Problem details
Pictures do not belong in your copy. Repeat all the other data exactly.
::::
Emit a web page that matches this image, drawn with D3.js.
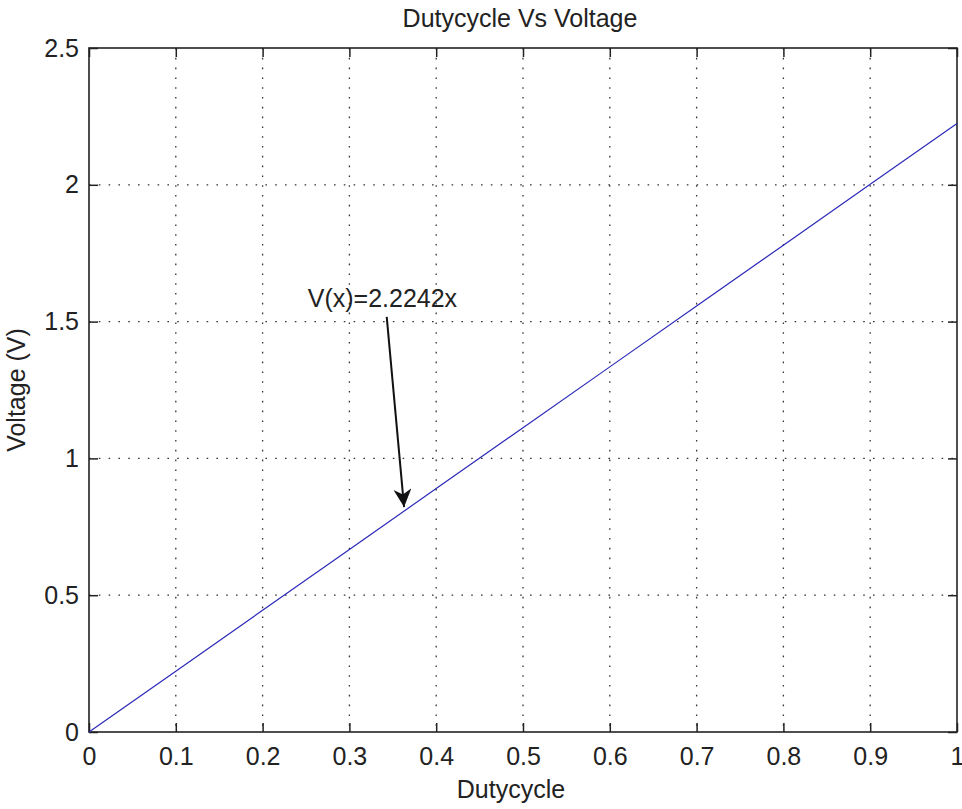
<!DOCTYPE html>
<html>
<head>
<meta charset="utf-8">
<script src="https://cdn.jsdelivr.net/npm/d3@7"></script>
<style>
  body { margin: 0; background: #fff; }
  text { font-family: "Liberation Sans", Arial, sans-serif; fill: #222; }
</style>
</head>
<body>
<svg id="chart"></svg>
<script>
// data
var dutycycle = [0, 0.1, 0.2, 0.3, 0.4, 0.5, 0.6, 0.7, 0.8, 0.9, 1];
var voltage = [0, 0.2224, 0.4448, 0.6673, 0.8897, 1.1121, 1.3345, 1.5569, 1.7794, 2.0018, 2.2242];
var xTicks = [0, 0.1, 0.2, 0.3, 0.4, 0.5, 0.6, 0.7, 0.8, 0.9, 1];
var yTicks = [0, 0.5, 1, 1.5, 2, 2.5];
var noteText = "V(x)=2.2242x";
var notePos = [0.252, 1.553];     // text start, data units
var arrowFrom = [0.343, 1.517];
var arrowTo = [0.363, 0.822];

var fontSize = "25px";

// set the dimensions and margins of the graph
var margin = {top: 48, right: 5, bottom: 77, left: 89},
    width = 962 - margin.left - margin.right,
    height = 809 - margin.top - margin.bottom;

var svg = d3.select("#chart")
    .attr("width", 962)
    .attr("height", 809);

var g = svg.append("g")
    .attr("transform", "translate(" + margin.left + "," + margin.top + ")");

var x = d3.scaleLinear().domain([0, 1]).range([0, width]);
var y = d3.scaleLinear().domain([0, 2.5]).range([height, 0]);

// dotted grid
g.selectAll(".vgrid")
    .data(xTicks.slice(1, -1)).enter()
  .append("line")
    .attr("x1", d => x(d)).attr("x2", d => x(d))
    .attr("y1", 0).attr("y2", height)
    .attr("stroke", "#333")
    .attr("stroke-width", 1.3)
    .attr("stroke-dasharray", "1.6,8.2");

g.selectAll(".hgrid")
    .data(yTicks.slice(1, -1)).enter()
  .append("line")
    .attr("y1", d => y(d)).attr("y2", d => y(d))
    .attr("x1", 0).attr("x2", width)
    .attr("stroke", "#333")
    .attr("stroke-width", 1.3)
    .attr("stroke-dasharray", "1.6,8.2");

// axes, ticks inside on all four sides
var tickLen = 9;
g.append("g")
    .attr("transform", "translate(0," + height + ")")
    .call(d3.axisBottom(x).tickValues(xTicks).tickSizeInner(-tickLen).tickSizeOuter(0)
      .tickPadding(tickLen + 6).tickFormat(d3.format("")))
    .call(a => a.selectAll("text").style("font-size", fontSize));

g.append("g")
    .call(d3.axisTop(x).tickValues(xTicks).tickSizeInner(-tickLen).tickSizeOuter(0).tickFormat(""));

g.append("g")
    .call(d3.axisLeft(y).tickValues(yTicks).tickSizeInner(-tickLen).tickSizeOuter(0)
      .tickPadding(tickLen + 1).tickFormat(d3.format("")))
    .call(a => a.selectAll("text").style("font-size", fontSize));

g.append("g")
    .attr("transform", "translate(" + width + ",0)")
    .call(d3.axisRight(y).tickValues(yTicks).tickSizeInner(-tickLen).tickSizeOuter(0).tickFormat(""));

g.selectAll(".domain").remove();
g.selectAll(".tick line").attr("stroke", "#222").attr("stroke-width", 1.5);
g.selectAll(".tick text").attr("fill", "#222").style("font-family", "'Liberation Sans', Arial, sans-serif");

// box
g.append("rect")
    .attr("width", width).attr("height", height)
    .attr("fill", "none")
    .attr("stroke", "#222")
    .attr("stroke-width", 1.6);

// the line
var valueline = d3.line()
    .x((d, i) => x(dutycycle[i]))
    .y(d => y(d));

g.append("path")
    .datum(voltage)
    .attr("fill", "none")
    .attr("stroke", "#2a2ab8")
    .attr("stroke-width", 1.2)
    .attr("d", valueline);

// annotation
svg.append("defs").append("marker")
    .attr("id", "head")
    .attr("viewBox", "0 0 10 10")
    .attr("refX", 10).attr("refY", 5)
    .attr("markerWidth", 22).attr("markerHeight", 18)
    .attr("markerUnits", "userSpaceOnUse")
    .attr("orient", "auto")
  .append("path")
    .attr("d", "M0,0 L10,5 L0,10 L3,5 Z")
    .attr("fill", "#111");

g.append("line")
    .attr("x1", x(arrowFrom[0])).attr("y1", y(arrowFrom[1]))
    .attr("x2", x(arrowTo[0])).attr("y2", y(arrowTo[1]))
    .attr("stroke", "#111")
    .attr("stroke-width", 2)
    .attr("marker-end", "url(#head)");

g.append("text")
    .attr("x", x(notePos[0])).attr("y", y(notePos[1]))
    .style("font-size", fontSize)
    .text(noteText);

// title and axis labels
svg.append("text")
    .attr("x", margin.left + width / 2 - 3).attr("y", 27)
    .attr("text-anchor", "middle")
    .style("font-size", fontSize)
    .text("Dutycycle Vs Voltage");

svg.append("text")
    .attr("x", margin.left + width / 2 - 12).attr("y", 798)
    .attr("text-anchor", "middle")
    .style("font-size", fontSize)
    .text("Dutycycle");

svg.append("text")
    .attr("transform", "translate(25," + (margin.top + height / 2) + ") rotate(-90)")
    .attr("text-anchor", "middle")
    .style("font-size", fontSize)
    .text("Voltage (V)");
</script>
</body>
</html>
::::
Written reply
Emit a web page that matches this image, drawn with D3.js.
<!DOCTYPE html>
<html>
<head>
<meta charset="utf-8">
<script src="https://cdn.jsdelivr.net/npm/d3@7"></script>
<style>
  body { margin: 0; background: #fff; }
  text { font-family: "Liberation Sans", Arial, sans-serif; fill: #222; }
</style>
</head>
<body>
<svg id="chart"></svg>
<script>
// data
var dutycycle = [0, 0.1, 0.2, 0.3, 0.4, 0.5, 0.6, 0.7, 0.8, 0.9, 1];
var voltage = [0, 0.2224, 0.4448, 0.6673, 0.8897, 1.1121, 1.3345, 1.5569, 1.7794, 2.0018, 2.2242];
var xTicks = [0, 0.1, 0.2, 0.3, 0.4, 0.5, 0.6, 0.7, 0.8, 0.9, 1];
var yTicks = [0, 0.5, 1, 1.5, 2, 2.5];
var noteText = "V(x)=2.2242x";
var notePos = [0.252, 1.553];     // text start, data units
var arrowFrom = [0.343, 1.517];
var arrowTo = [0.363, 0.822];

var fontSize = "25px";

// set the dimensions and margins of the graph
var margin = {top: 48, right: 5, bottom: 77, left: 89},
    width = 962 - margin.left - margin.right,
    height = 809 - margin.top - margin.bottom;

var svg = d3.select("#chart")
    .attr("width", 962)
    .attr("height", 809);

var g = svg.append("g")
    .attr("transform", "translate(" + margin.left + "," + margin.top + ")");

var x = d3.scaleLinear().domain([0, 1]).range([0, width]);
var y = d3.scaleLinear().domain([0, 2.5]).range([height, 0]);

// dotted grid
g.selectAll(".vgrid")
    .data(xTicks.slice(1, -1)).enter()
  .append("line")
    .attr("x1", d => x(d)).attr("x2", d => x(d))
    .attr("y1", 0).attr("y2", height)
    .attr("stroke", "#333")
    .attr("stroke-width", 1.3)
    .attr("stroke-dasharray", "1.6,8.2");

g.selectAll(".hgrid")
    .data(yTicks.slice(1, -1)).enter()
  .append("line")
    .attr("y1", d => y(d)).attr("y2", d => y(d))
    .attr("x1", 0).attr("x2", width)
    .attr("stroke", "#333")
    .attr("stroke-width", 1.3)
    .attr("stroke-dasharray", "1.6,8.2");

// axes, ticks inside on all four sides
var tickLen = 9;
g.append("g")
    .attr("transform", "translate(0," + height + ")")
    .call(d3.axisBottom(x).tickValues(xTicks).tickSizeInner(-tickLen).tickSizeOuter(0)
      .tickPadding(tickLen + 6).tickFormat(d3.format("")))
    .call(a => a.selectAll("text").style("font-size", fontSize));

g.append("g")
    .call(d3.axisTop(x).tickValues(xTicks).tickSizeInner(-tickLen).tickSizeOuter(0).tickFormat(""));

g.append("g")
    .call(d3.axisLeft(y).tickValues(yTicks).tickSizeInner(-tickLen).tickSizeOuter(0)
      .tickPadding(tickLen + 1).tickFormat(d3.format("")))
    .call(a => a.selectAll("text").style("font-size", fontSize));

g.append("g")
    .attr("transform", "translate(" + width + ",0)")
    .call(d3.axisRight(y).tickValues(yTicks).tickSizeInner(-tickLen).tickSizeOuter(0).tickFormat(""));

g.selectAll(".domain").remove();
g.selectAll(".tick line").attr("stroke", "#222").attr("stroke-width", 1.5);
g.selectAll(".tick text").attr("fill", "#222").style("font-family", "'Liberation Sans', Arial, sans-serif");

// box
g.append("rect")
    .attr("width", width).attr("height", height)
    .attr("fill", "none")
    .attr("stroke", "#222")
    .attr("stroke-width", 1.6);

// the line
var valueline = d3.line()
    .x((d, i) => x(dutycycle[i]))
    .y(d => y(d));

g.append("path")
    .datum(voltage)
    .attr("fill", "none")
    .attr("stroke", "#2a2ab8")
    .attr("stroke-width", 1.2)
    .attr("d", valueline);

// annotation
svg.append("defs").append("marker")
    .attr("id", "head")
    .attr("viewBox", "0 0 10 10")
    .attr("refX", 10).attr("refY", 5)
    .attr("markerWidth", 22).attr("markerHeight", 18)
    .attr("markerUnits", "userSpaceOnUse")
    .attr("orient", "auto")
  .append("path")
    .attr("d", "M0,0 L10,5 L0,10 L3,5 Z")
    .attr("fill", "#111");

g.append("line")
    .attr("x1", x(arrowFrom[0])).attr("y1", y(arrowFrom[1]))
    .attr("x2", x(arrowTo[0])).attr("y2", y(arrowTo[1]))
    .attr("stroke", "#111")
    .attr("stroke-width", 2)
    .attr("marker-end", "url(#head)");

g.append("text")
    .attr("x", x(notePos[0])).attr("y", y(notePos[1]))
    .style("font-size", fontSize)
    .text(noteText);

// title and axis labels
svg.append("text")
    .attr("x", margin.left + width / 2 - 3).attr("y", 27)
    .attr("text-anchor", "middle")
    .style("font-size", fontSize)
    .text("Dutycycle Vs Voltage");

svg.append("text")
    .attr("x", margin.left + width / 2 - 12).attr("y", 798)
    .attr("text-anchor", "middle")
    .style("font-size", fontSize)
    .text("Dutycycle");

svg.append("text")
    .attr("transform", "translate(25," + (margin.top + height / 2) + ") rotate(-90)")
    .attr("text-anchor", "middle")
    .style("font-size", fontSize)
    .text("Voltage (V)");
</script>
</body>
</html>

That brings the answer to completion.